Europe's Compute-at-Home Strategy: Can Federated Public Supercomputers Beat New Datacenters to Market?

A new open-source analysis argues that Europe can stand up a sovereign frontier-class AI model by federating the public compute it already owns, potentially beating newly planned gigawatt datacenters to deployment by five years.

The EuroMesh project, published on GitHub, frames the question in concrete terms: Europe already operates tens of exaflops of compute capacity across EuroHPC supercomputers and 19 national AI Factories. The constraint is not FLOP count but time-to-power. A 1 GW datacenter requires a mean of 7.6 years to secure grid connection, according to sourced data spanning seven regions. By contrast, existing public compute is energized today—though fragmented, shared, and heterogeneous.

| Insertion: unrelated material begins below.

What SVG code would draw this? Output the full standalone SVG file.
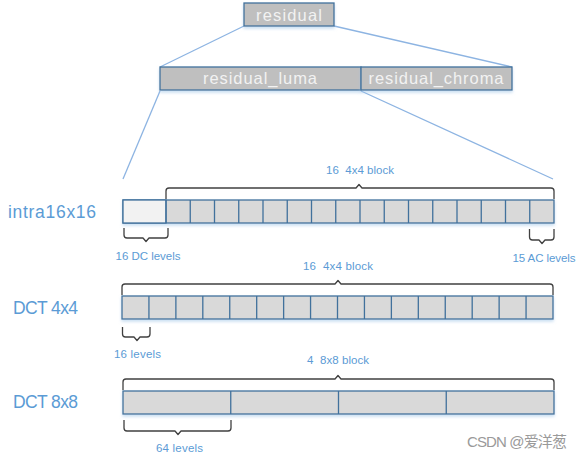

The model's core claim is that federated training with low-communication methods (DiLoCo-style) could deliver a frontier-class model around 2028 using infrastructure Europe owns now, versus 2033 for a new gigawatt campus. The timing advantage is decisive. Training efficiency penalties from distributed coordination are secondary factors.

The analysis is organized in three layers. Layer 1 measures the per-FLOP cost of low-communication training. Layer 2 models time-to-availability—when sites energize and how cumulative compute accrues across regions. Layer 3 scores each region on time, cost, carbon, and feasibility. The headline result is dominated by Layer 2: the federation wins if its sites come online before a gigawatt campus does.

The model is fully reproducible. Parameters are sourced to primary documents (AWS statements on grid-connection timelines, IEA 2-to-10-year ranges), and the codebase includes 52 tests and a sensitivity tornado analysis. All data is public: grid-connection lead times across seven regions, an inventory of EuroHPC flagships and AI Factories with accelerator counts, and training-time mathematics.

But the analysis is candid about its limits. Grid-queue lead times are sourced central estimates, not observed figures—no European operator has yet energized a 1 GW point load. The public compute is owned but not yet coordinated into a single training run; the machines are shared, batch-scheduled, and heterogeneous, so the addressable fraction is a political choice rather than a hardware fact. Frontier-scale distributed training remains unproven above about 10 billion parameters. The target is a credible frontier-class model, not a guaranteed 405B-parameter system.

The repo and report are independent, not peer-reviewed, with figures dated as of June 2026. The point, the authors write, is clarity rather than novelty.